(ASI) Ginevra - Per la prima volta dall’inasprimento delle tensioni commerciali seguito al ritorno di Donald Trump alla Casa Bianca, Stati Uniti e Cina si siedono a un tavolo negoziale per tentare una de-escalation nella lunga guerra dei dazi. La cornice scelta è quella della diplomatica e neutrale Svizzera, con Ginevra a fare da teatro ai colloqui più attesi della diplomazia economica internazionale degli ultimi anni.
La delegazione statunitense è guidata da Scott Bessent, segretario al Tesoro, affiancato da Jamieson Greer, rappresentante per il Commercio e figura chiave degli accordi post-Brexit. A rappresentare Pechino, il vicepremier He Lifeng, tra gli economisti più influenti della leadership cinese. A supervisionare i lavori il vicepresidente svizzero Guy Parmelin, in qualità di mediatore. La massima riservatezza è stata richiesta sul luogo preciso degli incontri.
Il contesto è teso. Con il ritorno di Trump alla guida della Casa Bianca, gli Stati Uniti hanno applicato tariffe fino al 145% su numerose categorie di beni cinesi, con alcuni picchi cumulativi che arrivano al 245%. Una risposta muscolare, in linea con la dottrina “America First”, già sperimentata durante il primo mandato dell’ex presidente. La Cina, dal canto suo, ha reagito imponendo dazi del 125% su una vasta gamma di merci americane, colpendo settori chiave come tecnologia, semiconduttori, prodotti agricoli e automotive.
Secondo fonti CNBC, le conseguenze non si sono fatte attendere: le esportazioni cinesi verso gli USA sono crollate del 21% su base annua solo ad aprile, mentre le importazioni statunitensi dalla Cina sono diminuite del 14%, segnalando un contraccolpo già tangibile su entrambe le economie.
A poche ore dall’inizio dei colloqui, Trump ha lanciato un segnale ambiguo: “Una tariffa dell’80% sulla Cina sembra giusta!”, ha scritto su Truth Social, facendo riferimento a una possibile riduzione unilaterale delle tariffe. Ma la portavoce della Casa Bianca, Karoline Leavitt, ha poi smorzato i toni, definendo l’80% un “numero buttato lì” e chiarendo che nessuna riduzione sarà attuata senza concessioni da parte di Pechino.
La posizione ufficiale americana resta dunque improntata su un doppio binario: da un lato il mantenimento di un dazio base del 10% su tutte le importazioni globali, dall’altro una logica di “dazi reciproci” su oltre 60 Paesi, con la Cina al centro di una strategia sanzionatoria multilivello.

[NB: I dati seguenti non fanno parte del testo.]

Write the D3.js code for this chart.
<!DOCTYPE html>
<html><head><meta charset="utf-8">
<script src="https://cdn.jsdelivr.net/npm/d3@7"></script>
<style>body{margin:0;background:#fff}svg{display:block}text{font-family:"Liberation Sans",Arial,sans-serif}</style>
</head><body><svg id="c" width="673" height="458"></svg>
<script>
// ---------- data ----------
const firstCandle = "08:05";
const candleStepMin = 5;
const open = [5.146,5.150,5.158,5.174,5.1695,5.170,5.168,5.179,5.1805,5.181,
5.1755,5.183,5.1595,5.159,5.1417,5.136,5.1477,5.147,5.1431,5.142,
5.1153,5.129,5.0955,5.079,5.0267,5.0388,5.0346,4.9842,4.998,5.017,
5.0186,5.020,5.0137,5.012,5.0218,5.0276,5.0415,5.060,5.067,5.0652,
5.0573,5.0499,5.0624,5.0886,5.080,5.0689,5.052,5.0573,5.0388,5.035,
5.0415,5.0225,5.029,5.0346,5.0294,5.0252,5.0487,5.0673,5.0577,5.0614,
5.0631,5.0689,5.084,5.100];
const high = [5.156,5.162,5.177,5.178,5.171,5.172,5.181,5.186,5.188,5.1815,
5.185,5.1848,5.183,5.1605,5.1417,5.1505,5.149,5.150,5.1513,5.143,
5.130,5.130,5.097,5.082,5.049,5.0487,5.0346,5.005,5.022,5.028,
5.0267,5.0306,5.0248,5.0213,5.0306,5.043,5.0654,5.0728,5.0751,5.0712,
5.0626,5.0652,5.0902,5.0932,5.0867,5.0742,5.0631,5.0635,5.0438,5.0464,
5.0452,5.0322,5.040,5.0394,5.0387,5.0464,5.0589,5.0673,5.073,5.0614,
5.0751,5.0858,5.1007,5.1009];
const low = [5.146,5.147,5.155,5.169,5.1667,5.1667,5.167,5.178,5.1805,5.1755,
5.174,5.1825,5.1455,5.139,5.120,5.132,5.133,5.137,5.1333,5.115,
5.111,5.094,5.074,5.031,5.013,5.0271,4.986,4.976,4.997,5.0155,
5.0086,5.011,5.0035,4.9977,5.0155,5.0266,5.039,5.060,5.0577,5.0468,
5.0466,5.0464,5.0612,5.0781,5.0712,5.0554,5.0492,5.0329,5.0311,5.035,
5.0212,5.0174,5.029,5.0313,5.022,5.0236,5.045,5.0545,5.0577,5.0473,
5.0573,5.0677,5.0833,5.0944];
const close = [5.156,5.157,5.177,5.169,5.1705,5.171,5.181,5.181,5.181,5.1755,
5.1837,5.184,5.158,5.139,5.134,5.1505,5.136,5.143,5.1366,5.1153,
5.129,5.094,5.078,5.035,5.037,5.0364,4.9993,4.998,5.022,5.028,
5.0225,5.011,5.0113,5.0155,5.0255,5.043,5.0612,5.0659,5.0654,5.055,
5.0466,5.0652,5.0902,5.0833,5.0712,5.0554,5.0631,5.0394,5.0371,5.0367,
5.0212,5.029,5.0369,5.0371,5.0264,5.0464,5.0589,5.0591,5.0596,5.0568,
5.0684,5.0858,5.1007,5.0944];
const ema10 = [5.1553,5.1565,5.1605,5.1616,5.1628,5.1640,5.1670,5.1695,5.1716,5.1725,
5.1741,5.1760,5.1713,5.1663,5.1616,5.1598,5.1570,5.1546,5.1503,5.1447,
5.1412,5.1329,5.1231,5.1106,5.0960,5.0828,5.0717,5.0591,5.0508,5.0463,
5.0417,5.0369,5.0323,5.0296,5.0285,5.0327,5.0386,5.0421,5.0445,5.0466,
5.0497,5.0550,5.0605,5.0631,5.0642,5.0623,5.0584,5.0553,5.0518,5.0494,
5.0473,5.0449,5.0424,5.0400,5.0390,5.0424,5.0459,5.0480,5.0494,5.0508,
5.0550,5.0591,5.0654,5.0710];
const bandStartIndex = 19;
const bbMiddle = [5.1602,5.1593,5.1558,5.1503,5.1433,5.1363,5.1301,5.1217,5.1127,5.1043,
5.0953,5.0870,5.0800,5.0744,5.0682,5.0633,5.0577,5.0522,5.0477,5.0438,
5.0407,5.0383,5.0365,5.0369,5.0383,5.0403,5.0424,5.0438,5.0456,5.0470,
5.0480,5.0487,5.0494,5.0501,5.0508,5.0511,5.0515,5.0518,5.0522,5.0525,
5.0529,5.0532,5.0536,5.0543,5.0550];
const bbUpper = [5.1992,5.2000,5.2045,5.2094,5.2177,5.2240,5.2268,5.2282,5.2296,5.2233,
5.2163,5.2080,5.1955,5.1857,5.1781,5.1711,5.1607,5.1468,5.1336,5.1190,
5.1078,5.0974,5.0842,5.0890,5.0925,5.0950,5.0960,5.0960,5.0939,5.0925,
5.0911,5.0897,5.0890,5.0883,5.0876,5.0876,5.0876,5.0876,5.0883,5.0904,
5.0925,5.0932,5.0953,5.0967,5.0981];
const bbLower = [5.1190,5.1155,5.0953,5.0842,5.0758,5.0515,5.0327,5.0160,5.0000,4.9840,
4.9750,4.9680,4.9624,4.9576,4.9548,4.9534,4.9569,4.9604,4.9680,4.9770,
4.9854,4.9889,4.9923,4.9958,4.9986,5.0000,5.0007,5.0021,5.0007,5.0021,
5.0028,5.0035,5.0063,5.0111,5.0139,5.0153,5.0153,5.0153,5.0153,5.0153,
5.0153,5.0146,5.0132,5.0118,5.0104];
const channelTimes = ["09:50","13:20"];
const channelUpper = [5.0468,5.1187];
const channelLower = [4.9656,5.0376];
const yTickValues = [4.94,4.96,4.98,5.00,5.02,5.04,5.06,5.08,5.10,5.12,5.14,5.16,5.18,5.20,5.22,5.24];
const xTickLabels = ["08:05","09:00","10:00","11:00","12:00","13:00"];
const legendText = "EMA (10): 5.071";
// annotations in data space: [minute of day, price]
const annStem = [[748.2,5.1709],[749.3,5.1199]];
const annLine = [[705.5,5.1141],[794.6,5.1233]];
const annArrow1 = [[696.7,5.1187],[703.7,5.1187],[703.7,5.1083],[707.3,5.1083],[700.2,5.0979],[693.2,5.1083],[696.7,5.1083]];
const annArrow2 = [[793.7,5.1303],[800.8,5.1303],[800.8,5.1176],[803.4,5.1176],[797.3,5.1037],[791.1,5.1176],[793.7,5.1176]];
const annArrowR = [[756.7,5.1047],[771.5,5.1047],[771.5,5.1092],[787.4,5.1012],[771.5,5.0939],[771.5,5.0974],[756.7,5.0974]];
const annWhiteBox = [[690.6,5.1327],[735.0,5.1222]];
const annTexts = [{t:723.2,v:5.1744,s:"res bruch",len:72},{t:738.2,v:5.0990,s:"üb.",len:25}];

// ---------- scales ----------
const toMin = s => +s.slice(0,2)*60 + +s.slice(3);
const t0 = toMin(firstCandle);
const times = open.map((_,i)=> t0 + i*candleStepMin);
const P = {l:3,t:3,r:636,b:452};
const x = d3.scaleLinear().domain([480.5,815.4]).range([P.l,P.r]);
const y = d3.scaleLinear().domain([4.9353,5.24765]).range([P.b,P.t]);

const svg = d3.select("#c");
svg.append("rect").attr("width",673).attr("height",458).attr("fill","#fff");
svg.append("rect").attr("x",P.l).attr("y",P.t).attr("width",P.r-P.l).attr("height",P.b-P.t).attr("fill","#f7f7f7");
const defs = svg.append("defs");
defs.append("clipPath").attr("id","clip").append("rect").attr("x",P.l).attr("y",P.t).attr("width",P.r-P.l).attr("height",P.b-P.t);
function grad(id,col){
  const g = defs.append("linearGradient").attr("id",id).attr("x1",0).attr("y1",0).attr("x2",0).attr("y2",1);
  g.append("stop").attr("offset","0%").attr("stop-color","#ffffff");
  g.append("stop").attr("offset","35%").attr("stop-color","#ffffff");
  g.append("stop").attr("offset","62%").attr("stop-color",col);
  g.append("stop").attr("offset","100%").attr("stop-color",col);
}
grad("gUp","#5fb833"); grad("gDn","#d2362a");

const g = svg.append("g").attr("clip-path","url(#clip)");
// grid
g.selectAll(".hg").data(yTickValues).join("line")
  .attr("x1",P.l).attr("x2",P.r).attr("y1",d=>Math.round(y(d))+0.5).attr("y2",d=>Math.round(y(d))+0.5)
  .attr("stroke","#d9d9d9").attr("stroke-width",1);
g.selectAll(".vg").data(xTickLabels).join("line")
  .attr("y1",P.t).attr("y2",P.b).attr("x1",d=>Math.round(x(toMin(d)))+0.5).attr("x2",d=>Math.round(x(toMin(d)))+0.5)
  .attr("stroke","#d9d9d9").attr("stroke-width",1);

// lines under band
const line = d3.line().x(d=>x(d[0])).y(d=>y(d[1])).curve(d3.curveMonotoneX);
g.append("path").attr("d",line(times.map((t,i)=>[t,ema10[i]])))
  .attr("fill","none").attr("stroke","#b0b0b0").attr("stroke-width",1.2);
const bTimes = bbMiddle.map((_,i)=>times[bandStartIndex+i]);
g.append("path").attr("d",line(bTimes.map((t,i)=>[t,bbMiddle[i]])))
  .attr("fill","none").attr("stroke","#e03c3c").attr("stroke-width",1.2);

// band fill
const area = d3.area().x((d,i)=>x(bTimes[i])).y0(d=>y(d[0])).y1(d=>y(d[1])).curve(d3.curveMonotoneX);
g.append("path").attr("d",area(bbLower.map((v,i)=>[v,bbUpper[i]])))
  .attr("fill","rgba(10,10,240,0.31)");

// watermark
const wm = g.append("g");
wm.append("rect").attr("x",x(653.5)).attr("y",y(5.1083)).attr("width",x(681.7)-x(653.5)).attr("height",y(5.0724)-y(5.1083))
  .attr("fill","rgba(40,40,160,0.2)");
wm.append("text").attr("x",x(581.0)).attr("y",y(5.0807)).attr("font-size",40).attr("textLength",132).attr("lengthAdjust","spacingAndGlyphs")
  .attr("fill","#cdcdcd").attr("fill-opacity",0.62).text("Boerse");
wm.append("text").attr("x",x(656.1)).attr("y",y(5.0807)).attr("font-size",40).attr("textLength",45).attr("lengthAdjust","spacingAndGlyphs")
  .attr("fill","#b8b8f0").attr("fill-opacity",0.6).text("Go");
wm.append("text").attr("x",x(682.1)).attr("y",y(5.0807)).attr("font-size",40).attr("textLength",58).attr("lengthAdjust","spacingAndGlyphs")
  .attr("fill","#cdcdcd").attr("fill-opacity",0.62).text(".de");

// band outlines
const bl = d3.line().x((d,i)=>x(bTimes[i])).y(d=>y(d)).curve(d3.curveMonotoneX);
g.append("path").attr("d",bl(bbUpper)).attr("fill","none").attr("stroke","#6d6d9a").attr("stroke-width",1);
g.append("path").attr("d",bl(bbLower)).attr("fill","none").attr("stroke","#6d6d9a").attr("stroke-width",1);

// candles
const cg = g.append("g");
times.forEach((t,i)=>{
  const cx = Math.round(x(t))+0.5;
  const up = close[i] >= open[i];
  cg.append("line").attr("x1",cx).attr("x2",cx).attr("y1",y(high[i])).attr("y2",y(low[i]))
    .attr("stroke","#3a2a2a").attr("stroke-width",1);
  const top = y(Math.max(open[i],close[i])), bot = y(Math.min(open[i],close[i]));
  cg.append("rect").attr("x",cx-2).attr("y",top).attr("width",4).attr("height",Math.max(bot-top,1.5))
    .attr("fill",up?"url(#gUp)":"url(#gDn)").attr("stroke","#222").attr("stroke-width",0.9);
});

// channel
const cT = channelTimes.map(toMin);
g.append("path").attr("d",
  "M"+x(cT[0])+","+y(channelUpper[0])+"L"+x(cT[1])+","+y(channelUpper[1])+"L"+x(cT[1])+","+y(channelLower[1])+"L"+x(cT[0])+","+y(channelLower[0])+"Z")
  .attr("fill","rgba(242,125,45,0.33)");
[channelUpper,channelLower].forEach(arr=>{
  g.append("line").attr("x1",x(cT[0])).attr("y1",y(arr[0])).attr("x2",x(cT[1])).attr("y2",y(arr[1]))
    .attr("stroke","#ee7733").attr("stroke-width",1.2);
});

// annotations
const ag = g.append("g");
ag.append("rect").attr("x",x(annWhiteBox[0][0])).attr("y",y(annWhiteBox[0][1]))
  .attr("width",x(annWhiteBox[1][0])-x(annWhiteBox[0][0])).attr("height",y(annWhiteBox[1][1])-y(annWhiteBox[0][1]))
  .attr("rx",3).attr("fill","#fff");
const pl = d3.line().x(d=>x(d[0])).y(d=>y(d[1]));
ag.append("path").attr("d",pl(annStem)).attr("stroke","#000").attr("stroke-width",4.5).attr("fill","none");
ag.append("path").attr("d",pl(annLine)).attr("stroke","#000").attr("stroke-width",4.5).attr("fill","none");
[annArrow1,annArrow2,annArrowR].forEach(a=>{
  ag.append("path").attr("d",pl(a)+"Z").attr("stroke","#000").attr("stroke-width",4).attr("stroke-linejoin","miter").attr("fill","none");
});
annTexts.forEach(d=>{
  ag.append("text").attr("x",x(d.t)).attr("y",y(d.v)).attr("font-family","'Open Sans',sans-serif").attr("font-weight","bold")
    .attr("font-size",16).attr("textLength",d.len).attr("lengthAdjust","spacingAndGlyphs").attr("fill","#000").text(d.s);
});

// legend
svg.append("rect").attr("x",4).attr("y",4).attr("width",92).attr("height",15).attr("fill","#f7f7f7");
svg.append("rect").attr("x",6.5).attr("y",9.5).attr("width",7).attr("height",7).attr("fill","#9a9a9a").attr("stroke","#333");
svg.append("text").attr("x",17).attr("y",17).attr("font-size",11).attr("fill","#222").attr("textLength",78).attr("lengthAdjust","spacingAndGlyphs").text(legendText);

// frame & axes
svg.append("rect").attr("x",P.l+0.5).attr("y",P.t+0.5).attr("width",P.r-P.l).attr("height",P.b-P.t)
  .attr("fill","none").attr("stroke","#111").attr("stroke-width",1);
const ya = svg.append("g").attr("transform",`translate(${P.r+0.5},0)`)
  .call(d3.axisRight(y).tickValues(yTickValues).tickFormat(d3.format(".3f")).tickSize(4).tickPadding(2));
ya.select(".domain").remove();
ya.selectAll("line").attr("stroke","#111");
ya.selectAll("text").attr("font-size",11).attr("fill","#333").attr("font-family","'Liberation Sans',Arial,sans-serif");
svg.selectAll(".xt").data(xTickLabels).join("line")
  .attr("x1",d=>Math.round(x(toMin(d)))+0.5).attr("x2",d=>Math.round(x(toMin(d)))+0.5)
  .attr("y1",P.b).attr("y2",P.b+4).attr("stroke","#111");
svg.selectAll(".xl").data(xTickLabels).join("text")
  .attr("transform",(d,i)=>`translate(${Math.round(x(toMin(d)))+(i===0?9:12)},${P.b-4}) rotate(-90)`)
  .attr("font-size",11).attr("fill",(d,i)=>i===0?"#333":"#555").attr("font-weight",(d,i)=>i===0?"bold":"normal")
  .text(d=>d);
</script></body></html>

Attualmente, il combinato disposto delle misure tariffarie equivale a una pressione fiscale senza precedenti nel commercio tra le due superpotenze.
Il segretario Bessent, mantenendo un profilo basso, ha precisato che i colloqui di Ginevra mirano alla sola de-escalation, non alla firma di un grande accordo commerciale. “Vedremo cosa accadrà”, ha dichiarato in modo interlocutorio, anche per non alzare eccessivamente le aspettative. Dietro le quinte, tuttavia, Washington valuta scenari di riduzione delle tariffe anche sotto il 60%, con obiettivi ancora più ambiziosi riportati dal Washington Post (range possibile 54-50%).
Pechino, dal canto suo, insiste affinché siano gli Stati Uniti a compiere il primo passo, rimuovendo almeno parzialmente le misure tariffarie introdotte unilateralmente. Il governo cinese ha ribadito che ogni concessione dovrà essere bilaterale, e ha già anticipato che non accetterà riduzioni simboliche a fronte di richieste strutturali sul piano dell’accesso al mercato, della protezione della proprietà intellettuale e della regolazione degli investimenti esteri.
I negoziati arrivano in un momento in cui il sistema commerciale multilaterale è sottoposto a forti pressioni, con l’OMC sempre più marginalizzata e un ricorso crescente a strumenti unilaterali, come sussidi industriali, restrizioni normative e barriere non tariffarie.
Anche per questo, la riapertura del dialogo tra Washington e Pechino è di per sé una vittoria diplomatica, come sottolineato dal mediatore svizzero Guy Parmelin. Non a caso, una delle ipotesi sul tavolo è la sospensione temporanea delle tariffe durante la fase negoziale, per favorire un clima di fiducia reciproca e rilanciare le relazioni economiche bilaterali.